New Huawei Handset Selling Fast in China as Chip Speculation Swirls
Chinese consumers have been buying Huawei’s latest flagship smartphone faster than stores can keep up with online and in some parts of the country, sources tell Caixin, amid mounting speculation the telecom giant has been able to weather U.S. sanctions.
Huawei Technologies Co. Ltd. began shipping the new Mate 60 Pro Sunday, several people familiar with the matter told Caixin, five days after the phone’s discreet launch. A number of distributors told Caixin on Monday that the Mate 60 Pro had immediately sold out upon delivery.
“The stock we got on Sunday was gone immediately. It was only enough to fulfill around 20% of preorders,” one distributor in Chongqing told Caixin.
A number of Huawei’s authorized outlets were unable to even get their hands on a display model of the Mate 60 Pro, one employee at such a store said. They said the store received less than 20 of the new smartphones on Sunday, and there are still dozens of customers waiting for their new phones to arrive.

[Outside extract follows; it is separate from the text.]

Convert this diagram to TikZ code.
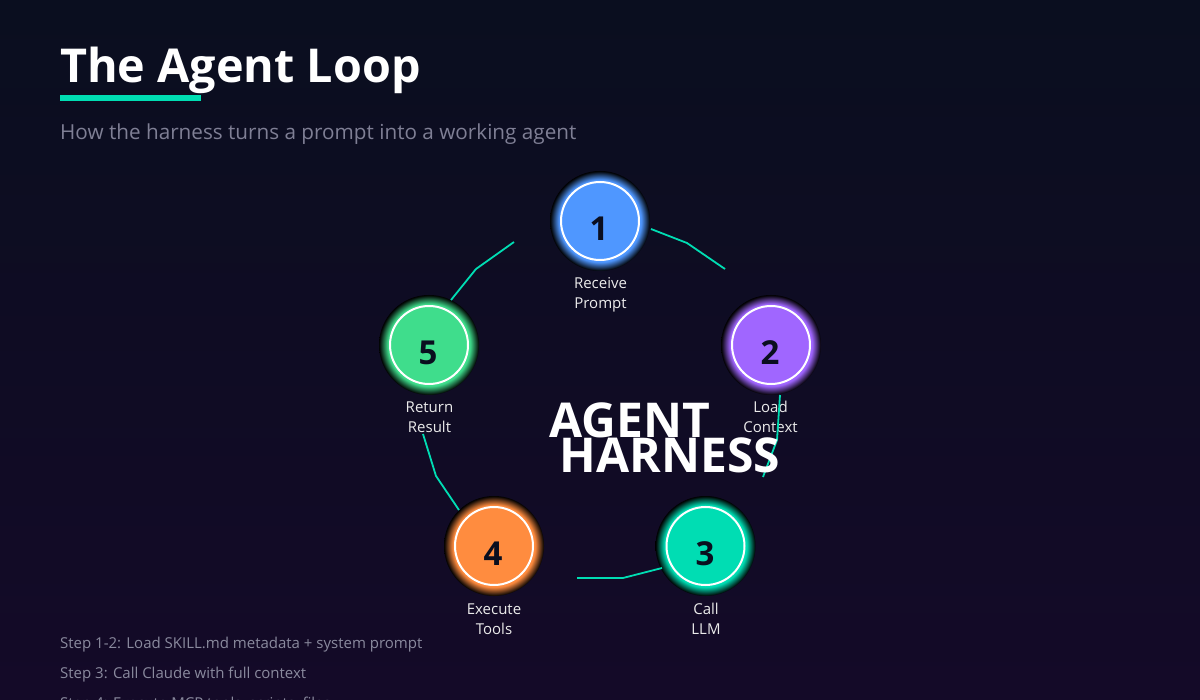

Huawei put the Mate 60 Pro up for sale at 6,999 yuan ($962) on Aug. 29, selling out on its official site that same night. The launch was without prior advertisement other than an open letter that cited the early debut as a celebration of its Mate series reaching 100 million units in cumulative shipments.
The device later landed in limited quantities on some of its self-operated stores on e-commerce platforms. As of Tuesday, customers can only preorder the Mate 60 Pro on Taobao with deliveries scheduled to be sent out around mid-September, while the phone was listed as sold out on JD.com.
The enthusiasm could partly be driven by pent-up demand from many of Huawei’s existing users, who have been waiting for almost three years for the company to release a new 5G-capable device, one mobile phone distributor told Caixin.
“As long as Huawei’s production can keep up, sales of the new phones could exceed several million,” the distributor in Chongqing said.
Huawei hasn’t been able to mass produce a 5G-capable phone for so long due to U.S. sanctions on the company that restricted its access to advanced chips.
Software tests and tear-down videos implying that the phone is using Huawei’s Kirin 9000s chip and that it possesses 5G wireless capabilities have fueled speculation that the tech giant has managed to find a way to weather U.S. sanctions, spurring optimism that the country could be one step closer to achieving self-reliance in the semiconductor industry.
When contacted by Caixin upon the phone’s release, Huawei said it had no information to provide about the chip used in the Mate 60 Pro.
Due to a lack of advanced chips following U.S. efforts to block its access, Huawei dropped out of the world’s top five smartphone brands rankings in the first quarter of 2021, a sharp contrast to the second quarter of 2020, when it was the world’s No. 1 smartphone vendor.
But Huawei’s situation in China improved in the second quarter of this year, when it was the only firm among the top smartphone sellers to record a double-digit shipment growth despite an overall downward trend in the domestic market, making it the country’s No. 6 smartphone brand with a market share of 13%, according to market research firm IDC.